Canada and U.S. sign agreement on tax evasion
Canada has signed a tax-information sharing agreement with the U.S. Treasury Department ahead of a new U.S. law that will crack down on offshore tax avoidance, senior Canadian finance officials said on Wednesday.
The agreement, which is one of 22 so-called intergovernmental agreements (IGA) between Washington and individual countries, comes ahead of the implementation in the United States in July of the Foreign Account Tax Compliance Act (FATCA).
FATCA would have forced Canadian banks to hand over information to the U.S. tax-collecting Internal Revenue Service (IRS) on U.S. citizens’ accounts worth more than $50,000.
Instead, the IGA allows Canadian tax authorities to collect information from the country’s banks and share it with the IRS under an existing bilateral tax treaty.

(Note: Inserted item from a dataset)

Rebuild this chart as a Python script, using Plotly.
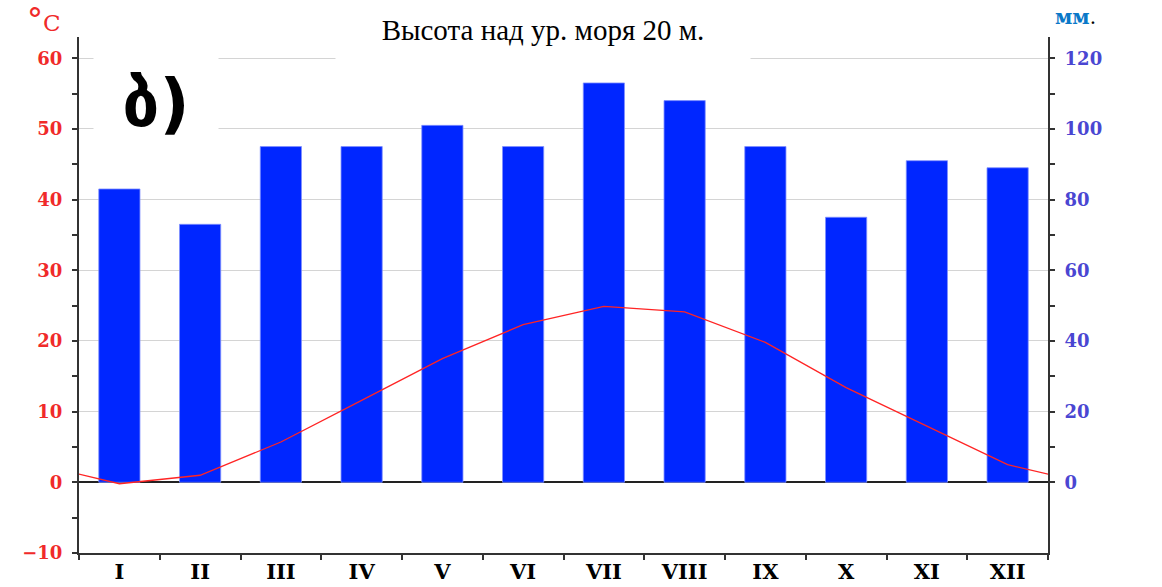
import plotly.graph_objects as go

months = ["I", "II", "III", "IV", "V", "VI", "VII", "VIII", "IX", "X", "XI", "XII"]
precip_mm = [83, 73, 95, 95, 101, 95, 113, 108, 95, 75, 91, 89]
temp_c = [-0.2, 1.0, 5.7, 11.6, 17.5, 22.3, 24.9, 24.1, 19.8, 13.4, 8.0, 2.5]
temp_ticks = [-10, 0, 10, 20, 30, 40, 50, 60]
precip_ticks = [0, 20, 40, 60, 80, 100, 120]

idx = list(range(len(months)))
# wrap the temperature curve around the year (previous Dec, next Jan)
line_x = [-1] + idx + [len(months)]
line_y = [temp_c[-1]] + temp_c + [temp_c[0]]

serif = "DejaVu Serif"
red = "#f02a2a"
purple = "#4a46d2"
axcol = "#333333"

fig = go.Figure()
# bars on the mm axis (y, right side); temperature on the overlaying °C axis (y2, left side)
fig.add_trace(go.Bar(
    x=idx, y=precip_mm, yaxis="y", width=0.51,
    marker=dict(color="#0026ff", line=dict(color="#7f8fff", width=0.8)),
    showlegend=False,
))
fig.add_trace(go.Scatter(
    x=line_x, y=line_y, mode="lines", yaxis="y2",
    line=dict(color="#ff2424", width=1.3),
    showlegend=False,
))

fig.update_layout(
    width=1162, height=587,
    margin=dict(l=79, r=114, t=37, b=34),
    paper_bgcolor="white", plot_bgcolor="white",
    xaxis=dict(
        range=[-0.5, 11.5], tickmode="array", tickvals=idx, ticktext=months,
        ticks="", showgrid=False, zeroline=False, automargin=False,
        showline=True, linecolor=axcol, linewidth=2,
        tickfont=dict(family=serif, size=21, color="black", weight="bold"),
        minor=dict(tick0=-0.5, dtick=1, ticks="outside", ticklen=5, tickwidth=2, tickcolor=axcol, showgrid=False),
        ticklabelstandoff=-1,
    ),
    yaxis=dict(
        range=[-20, 126], side="right", tickmode="array", tickvals=precip_ticks,
        ticks="outside", ticklen=5, tickwidth=1.5, tickcolor=axcol,
        showline=True, linecolor=axcol, linewidth=2, automargin=False,
        showgrid=False, zeroline=False,
        tickfont=dict(family=serif, size=18, color=purple, weight="bold"),
        minor=dict(tickmode="array", tickvals=[10, 30, 50, 70, 90, 110], ticks="outside",
                   ticklen=5, tickwidth=1.5, tickcolor=axcol, showgrid=False),
        ticklabelstandoff=6,
    ),
    yaxis2=dict(
        range=[-10, 63], overlaying="y", side="left", tickmode="array", tickvals=temp_ticks,
        ticks="outside", ticklen=5, tickwidth=1.5, tickcolor=axcol,
        showline=True, linecolor=axcol, linewidth=2, automargin=False,
        showgrid=True, gridcolor="#d4d4d4", gridwidth=1.2,
        zeroline=True, zerolinecolor="#222222", zerolinewidth=1.5,
        tickfont=dict(family=serif, size=18, color=red, weight="bold"),
        minor=dict(tickmode="array", tickvals=[-5, 5, 15, 25, 35, 45, 55], ticks="outside",
                   ticklen=5, tickwidth=1.5, tickcolor=axcol, showgrid=False),
        ticklabelstandoff=6,
    ),
    annotations=[
        dict(text="Высота над ур. моря 20 м.", xref="paper", yref="paper",
             x=0.479, y=1.0136, xanchor="center", yanchor="middle",
             showarrow=False, font=dict(family="Liberation Serif", size=29, color="black"),
             bgcolor="white", width=412, height=64),
        dict(text="ბ)", xref="paper", yref="paper", x=0.014, y=0.965,
             xanchor="left", yanchor="top", showarrow=False,
             font=dict(family="DejaVu Sans", size=66, color="black", weight="bold"),
             bgcolor="white", width=122, height=92),
        dict(text="<span style='font-size:32px'>°</span>C", xref="paper", yref="paper",
             x=-0.036, y=1.0, xanchor="center", yanchor="bottom", yshift=-4,
             showarrow=False, font=dict(family=serif, size=23, color=red)),
        dict(text="<span style='color:#0a78c8'><b>мм</b></span>.", xref="paper", yref="paper",
             x=1.005, y=1.039, xanchor="left", yanchor="middle",
             showarrow=False, font=dict(family=serif, size=20, color="black")),
    ],
)

fig.write_html("out.html", config={"displayModeBar": False},
               post_script="document.body.style.margin='0';document.body.style.padding='0';")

The Canadian officials told reporters in a briefing session that the agreement addresses serious privacy concerns they had with the original FATCA, which would have also imposed a 30 percent withholding tax on foreign businesses that do not comply with the law.
The IGA also narrows the scope of information required to be collected from account holders in Canada, the officials said. Some smaller financial institutions will be exempt as well as certain registered savings vehicles such as Canadian registered retirement savings plans.
Banks will start collecting information in July of this year and the Canada Revenue Service will begin reporting to the IRS in 2015.